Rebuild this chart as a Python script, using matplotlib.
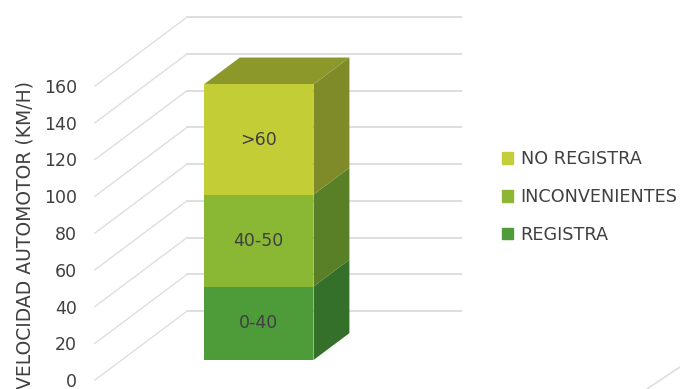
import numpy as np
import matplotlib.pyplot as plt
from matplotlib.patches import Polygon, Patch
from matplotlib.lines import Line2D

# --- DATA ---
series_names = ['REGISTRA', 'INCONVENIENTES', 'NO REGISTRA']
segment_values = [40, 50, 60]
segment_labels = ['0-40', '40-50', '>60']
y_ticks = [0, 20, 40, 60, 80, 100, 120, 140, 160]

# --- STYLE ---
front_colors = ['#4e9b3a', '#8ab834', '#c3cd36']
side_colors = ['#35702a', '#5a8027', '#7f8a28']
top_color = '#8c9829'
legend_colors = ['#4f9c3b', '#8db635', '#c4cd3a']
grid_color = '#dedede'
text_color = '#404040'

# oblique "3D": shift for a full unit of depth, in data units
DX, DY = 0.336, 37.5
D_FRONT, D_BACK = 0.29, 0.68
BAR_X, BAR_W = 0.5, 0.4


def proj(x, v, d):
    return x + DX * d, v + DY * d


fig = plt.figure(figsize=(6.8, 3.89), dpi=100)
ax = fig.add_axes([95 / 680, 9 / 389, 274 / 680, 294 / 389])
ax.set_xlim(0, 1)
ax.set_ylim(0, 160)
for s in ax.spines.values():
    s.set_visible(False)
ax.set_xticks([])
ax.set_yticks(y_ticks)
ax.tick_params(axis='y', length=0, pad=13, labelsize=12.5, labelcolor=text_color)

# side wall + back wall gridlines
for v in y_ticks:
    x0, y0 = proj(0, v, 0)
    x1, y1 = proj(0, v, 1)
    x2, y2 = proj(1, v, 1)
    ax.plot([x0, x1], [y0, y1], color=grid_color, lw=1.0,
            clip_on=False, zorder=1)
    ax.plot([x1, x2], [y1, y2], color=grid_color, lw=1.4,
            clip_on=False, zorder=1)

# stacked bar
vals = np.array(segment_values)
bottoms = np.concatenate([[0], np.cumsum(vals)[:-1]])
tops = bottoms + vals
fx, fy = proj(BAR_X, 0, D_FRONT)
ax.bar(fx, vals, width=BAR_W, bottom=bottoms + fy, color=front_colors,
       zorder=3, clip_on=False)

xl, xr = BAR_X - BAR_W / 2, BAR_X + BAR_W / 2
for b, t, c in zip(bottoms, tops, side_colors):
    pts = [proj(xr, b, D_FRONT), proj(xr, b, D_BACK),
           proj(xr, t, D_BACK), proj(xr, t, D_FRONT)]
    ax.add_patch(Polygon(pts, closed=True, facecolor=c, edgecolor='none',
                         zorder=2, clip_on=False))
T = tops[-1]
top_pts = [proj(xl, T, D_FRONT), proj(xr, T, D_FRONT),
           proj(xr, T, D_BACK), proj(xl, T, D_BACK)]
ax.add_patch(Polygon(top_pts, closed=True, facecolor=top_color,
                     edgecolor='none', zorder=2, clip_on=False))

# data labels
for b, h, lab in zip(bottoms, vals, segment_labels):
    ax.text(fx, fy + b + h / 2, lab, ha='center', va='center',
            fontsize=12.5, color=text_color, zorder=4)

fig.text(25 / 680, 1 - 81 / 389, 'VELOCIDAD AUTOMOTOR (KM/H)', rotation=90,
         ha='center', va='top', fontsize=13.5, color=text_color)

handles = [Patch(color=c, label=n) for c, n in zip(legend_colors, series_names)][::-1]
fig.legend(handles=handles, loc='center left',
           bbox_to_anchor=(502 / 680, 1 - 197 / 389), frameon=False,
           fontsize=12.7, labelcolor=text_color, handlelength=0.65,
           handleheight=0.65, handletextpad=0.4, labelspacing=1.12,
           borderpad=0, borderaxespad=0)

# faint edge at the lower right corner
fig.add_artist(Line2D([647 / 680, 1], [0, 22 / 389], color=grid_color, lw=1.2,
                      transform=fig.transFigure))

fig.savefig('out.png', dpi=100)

- **Directions for this task**: Repeat the listing above from its first line through the line that contains "y_ticks = [0, 20, 40, 60, 80, 100, 120, 140, 160]", both included, and nothing more. Drop the pictures.

- **Written response**:
Rebuild this chart as a Python script, using matplotlib.
import numpy as np
import matplotlib.pyplot as plt
from matplotlib.patches import Polygon, Patch
from matplotlib.lines import Line2D

# --- DATA ---
series_names = ['REGISTRA', 'INCONVENIENTES', 'NO REGISTRA']
segment_values = [40, 50, 60]
segment_labels = ['0-40', '40-50', '>60']
y_ticks = [0, 20, 40, 60, 80, 100, 120, 140, 160]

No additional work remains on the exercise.